AIM OF THE TASK:
Give every line of the data again, unchanged, but with no pictures.

DATA BLOCK:
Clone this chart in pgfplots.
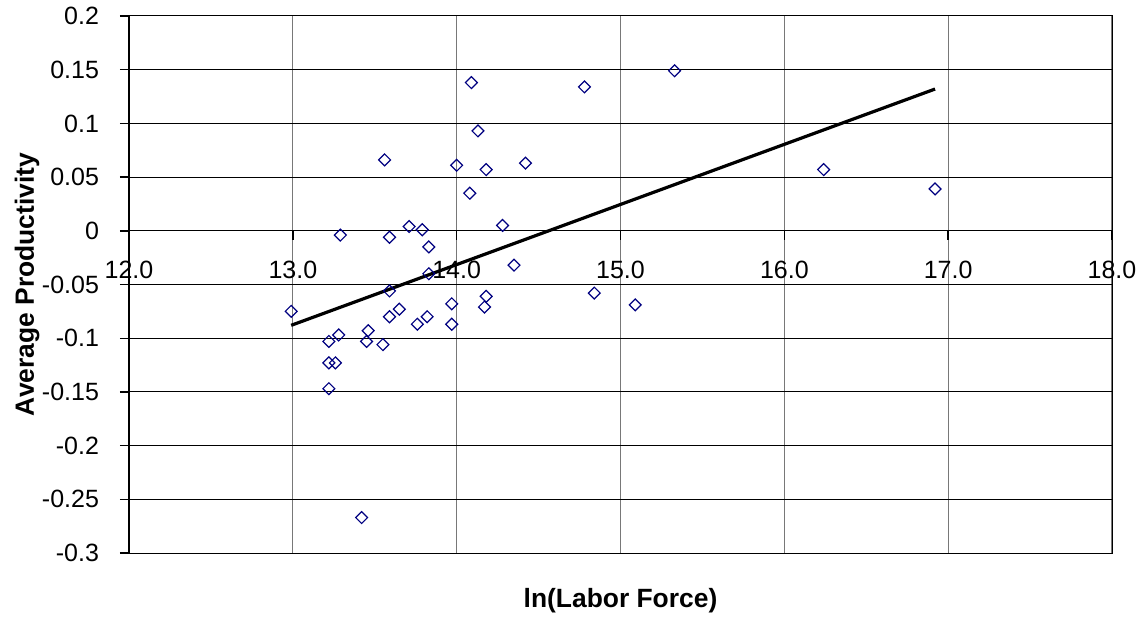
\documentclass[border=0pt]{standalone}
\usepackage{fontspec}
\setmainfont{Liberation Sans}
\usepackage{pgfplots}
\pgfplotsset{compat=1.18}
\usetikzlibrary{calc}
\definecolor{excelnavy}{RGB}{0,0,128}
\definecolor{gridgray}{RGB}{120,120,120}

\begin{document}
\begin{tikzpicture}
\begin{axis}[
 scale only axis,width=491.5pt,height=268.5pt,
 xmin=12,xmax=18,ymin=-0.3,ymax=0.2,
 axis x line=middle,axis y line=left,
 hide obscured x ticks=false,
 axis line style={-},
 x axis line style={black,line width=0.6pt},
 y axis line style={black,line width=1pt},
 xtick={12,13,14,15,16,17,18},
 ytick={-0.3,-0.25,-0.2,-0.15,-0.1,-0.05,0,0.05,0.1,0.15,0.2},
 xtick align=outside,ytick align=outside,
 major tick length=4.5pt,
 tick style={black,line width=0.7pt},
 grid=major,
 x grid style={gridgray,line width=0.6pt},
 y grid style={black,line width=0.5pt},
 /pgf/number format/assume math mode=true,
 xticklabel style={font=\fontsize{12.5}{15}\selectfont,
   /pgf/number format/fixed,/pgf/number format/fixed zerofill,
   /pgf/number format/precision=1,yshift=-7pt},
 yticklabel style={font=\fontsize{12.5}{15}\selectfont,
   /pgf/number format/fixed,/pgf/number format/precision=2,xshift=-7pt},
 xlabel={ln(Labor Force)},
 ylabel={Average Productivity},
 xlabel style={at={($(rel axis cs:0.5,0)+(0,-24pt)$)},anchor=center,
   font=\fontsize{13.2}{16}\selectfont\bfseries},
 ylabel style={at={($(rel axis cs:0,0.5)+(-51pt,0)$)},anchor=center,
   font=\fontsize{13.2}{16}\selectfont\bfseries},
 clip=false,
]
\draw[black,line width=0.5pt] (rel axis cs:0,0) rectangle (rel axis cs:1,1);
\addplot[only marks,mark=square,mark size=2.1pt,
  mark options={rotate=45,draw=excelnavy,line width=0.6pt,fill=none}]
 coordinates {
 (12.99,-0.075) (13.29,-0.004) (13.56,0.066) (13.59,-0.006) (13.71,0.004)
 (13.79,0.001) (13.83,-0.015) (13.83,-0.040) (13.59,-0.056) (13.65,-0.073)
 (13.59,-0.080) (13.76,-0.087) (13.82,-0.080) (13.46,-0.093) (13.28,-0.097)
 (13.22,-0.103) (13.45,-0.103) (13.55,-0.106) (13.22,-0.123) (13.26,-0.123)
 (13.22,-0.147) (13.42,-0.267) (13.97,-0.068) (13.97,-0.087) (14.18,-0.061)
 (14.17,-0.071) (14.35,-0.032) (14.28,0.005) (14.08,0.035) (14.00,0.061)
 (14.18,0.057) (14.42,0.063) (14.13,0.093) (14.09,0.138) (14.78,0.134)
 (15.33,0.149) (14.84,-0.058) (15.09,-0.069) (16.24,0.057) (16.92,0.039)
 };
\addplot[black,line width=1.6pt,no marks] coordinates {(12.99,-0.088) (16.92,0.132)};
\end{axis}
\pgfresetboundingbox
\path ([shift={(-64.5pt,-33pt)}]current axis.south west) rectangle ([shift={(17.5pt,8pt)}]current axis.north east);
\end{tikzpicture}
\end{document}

RESPONSE TO THIS TASK:
Clone this chart in pgfplots.
\documentclass[border=0pt]{standalone}
\usepackage{fontspec}
\setmainfont{Liberation Sans}
\usepackage{pgfplots}
\pgfplotsset{compat=1.18}
\usetikzlibrary{calc}
\definecolor{excelnavy}{RGB}{0,0,128}
\definecolor{gridgray}{RGB}{120,120,120}

\begin{document}
\begin{tikzpicture}
\begin{axis}[
 scale only axis,width=491.5pt,height=268.5pt,
 xmin=12,xmax=18,ymin=-0.3,ymax=0.2,
 axis x line=middle,axis y line=left,
 hide obscured x ticks=false,
 axis line style={-},
 x axis line style={black,line width=0.6pt},
 y axis line style={black,line width=1pt},
 xtick={12,13,14,15,16,17,18},
 ytick={-0.3,-0.25,-0.2,-0.15,-0.1,-0.05,0,0.05,0.1,0.15,0.2},
 xtick align=outside,ytick align=outside,
 major tick length=4.5pt,
 tick style={black,line width=0.7pt},
 grid=major,
 x grid style={gridgray,line width=0.6pt},
 y grid style={black,line width=0.5pt},
 /pgf/number format/assume math mode=true,
 xticklabel style={font=\fontsize{12.5}{15}\selectfont,
   /pgf/number format/fixed,/pgf/number format/fixed zerofill,
   /pgf/number format/precision=1,yshift=-7pt},
 yticklabel style={font=\fontsize{12.5}{15}\selectfont,
   /pgf/number format/fixed,/pgf/number format/precision=2,xshift=-7pt},
 xlabel={ln(Labor Force)},
 ylabel={Average Productivity},
 xlabel style={at={($(rel axis cs:0.5,0)+(0,-24pt)$)},anchor=center,
   font=\fontsize{13.2}{16}\selectfont\bfseries},
 ylabel style={at={($(rel axis cs:0,0.5)+(-51pt,0)$)},anchor=center,
   font=\fontsize{13.2}{16}\selectfont\bfseries},
 clip=false,
]
\draw[black,line width=0.5pt] (rel axis cs:0,0) rectangle (rel axis cs:1,1);
\addplot[only marks,mark=square,mark size=2.1pt,
  mark options={rotate=45,draw=excelnavy,line width=0.6pt,fill=none}]
 coordinates {
 (12.99,-0.075) (13.29,-0.004) (13.56,0.066) (13.59,-0.006) (13.71,0.004)
 (13.79,0.001) (13.83,-0.015) (13.83,-0.040) (13.59,-0.056) (13.65,-0.073)
 (13.59,-0.080) (13.76,-0.087) (13.82,-0.080) (13.46,-0.093) (13.28,-0.097)
 (13.22,-0.103) (13.45,-0.103) (13.55,-0.106) (13.22,-0.123) (13.26,-0.123)
 (13.22,-0.147) (13.42,-0.267) (13.97,-0.068) (13.97,-0.087) (14.18,-0.061)
 (14.17,-0.071) (14.35,-0.032) (14.28,0.005) (14.08,0.035) (14.00,0.061)
 (14.18,0.057) (14.42,0.063) (14.13,0.093) (14.09,0.138) (14.78,0.134)
 (15.33,0.149) (14.84,-0.058) (15.09,-0.069) (16.24,0.057) (16.92,0.039)
 };
\addplot[black,line width=1.6pt,no marks] coordinates {(12.99,-0.088) (16.92,0.132)};
\end{axis}
\pgfresetboundingbox
\path ([shift={(-64.5pt,-33pt)}]current axis.south west) rectangle ([shift={(17.5pt,8pt)}]current axis.north east);
\end{tikzpicture}
\end{document}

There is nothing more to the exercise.